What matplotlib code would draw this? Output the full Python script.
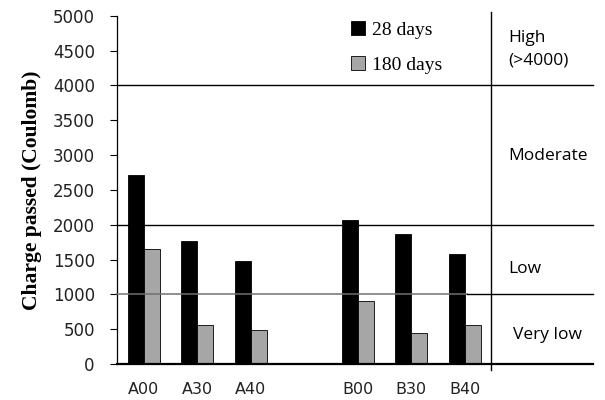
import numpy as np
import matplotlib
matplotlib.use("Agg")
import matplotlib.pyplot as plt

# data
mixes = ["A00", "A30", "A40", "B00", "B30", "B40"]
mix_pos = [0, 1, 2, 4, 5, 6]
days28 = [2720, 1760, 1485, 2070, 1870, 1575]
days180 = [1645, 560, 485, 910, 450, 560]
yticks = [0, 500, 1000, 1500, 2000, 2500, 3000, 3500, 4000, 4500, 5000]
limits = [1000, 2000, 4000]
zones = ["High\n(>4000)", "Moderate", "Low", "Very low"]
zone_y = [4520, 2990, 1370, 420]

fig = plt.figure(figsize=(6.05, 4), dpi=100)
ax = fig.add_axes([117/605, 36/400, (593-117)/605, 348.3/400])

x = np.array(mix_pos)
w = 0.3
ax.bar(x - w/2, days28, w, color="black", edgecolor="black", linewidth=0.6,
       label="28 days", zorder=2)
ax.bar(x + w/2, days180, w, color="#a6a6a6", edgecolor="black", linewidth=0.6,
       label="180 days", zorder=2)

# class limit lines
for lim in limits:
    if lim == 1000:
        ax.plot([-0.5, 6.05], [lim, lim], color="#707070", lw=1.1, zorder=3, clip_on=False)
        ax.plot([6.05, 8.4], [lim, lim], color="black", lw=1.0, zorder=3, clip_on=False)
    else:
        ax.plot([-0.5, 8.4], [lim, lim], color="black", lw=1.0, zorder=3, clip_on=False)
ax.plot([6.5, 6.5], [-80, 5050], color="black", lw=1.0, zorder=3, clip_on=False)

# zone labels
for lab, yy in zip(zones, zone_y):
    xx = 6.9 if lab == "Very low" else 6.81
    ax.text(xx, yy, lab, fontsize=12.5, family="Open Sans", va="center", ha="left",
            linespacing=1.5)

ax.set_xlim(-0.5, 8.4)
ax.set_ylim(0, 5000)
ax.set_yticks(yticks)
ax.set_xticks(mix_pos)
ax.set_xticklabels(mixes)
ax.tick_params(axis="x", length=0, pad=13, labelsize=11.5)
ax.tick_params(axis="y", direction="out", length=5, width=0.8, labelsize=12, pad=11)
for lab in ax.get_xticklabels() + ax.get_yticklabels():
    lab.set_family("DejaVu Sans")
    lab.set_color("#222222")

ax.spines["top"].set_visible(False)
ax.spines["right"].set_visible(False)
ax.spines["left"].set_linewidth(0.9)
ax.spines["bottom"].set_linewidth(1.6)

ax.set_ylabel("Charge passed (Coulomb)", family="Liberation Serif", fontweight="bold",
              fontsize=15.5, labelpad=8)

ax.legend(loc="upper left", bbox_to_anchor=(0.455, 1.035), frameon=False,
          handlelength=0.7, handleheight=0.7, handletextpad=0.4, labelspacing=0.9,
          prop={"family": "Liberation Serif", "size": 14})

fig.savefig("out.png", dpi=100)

========================

[AIM OF THE TASK]: From the first line above to the line containing "import matplotlib.pyplot as plt", repeat each line exactly. Pictures stay out.

[RESULT FOR THIS TASK]:
What matplotlib code would draw this? Output the full Python script.
import numpy as np
import matplotlib
matplotlib.use("Agg")
import matplotlib.pyplot as plt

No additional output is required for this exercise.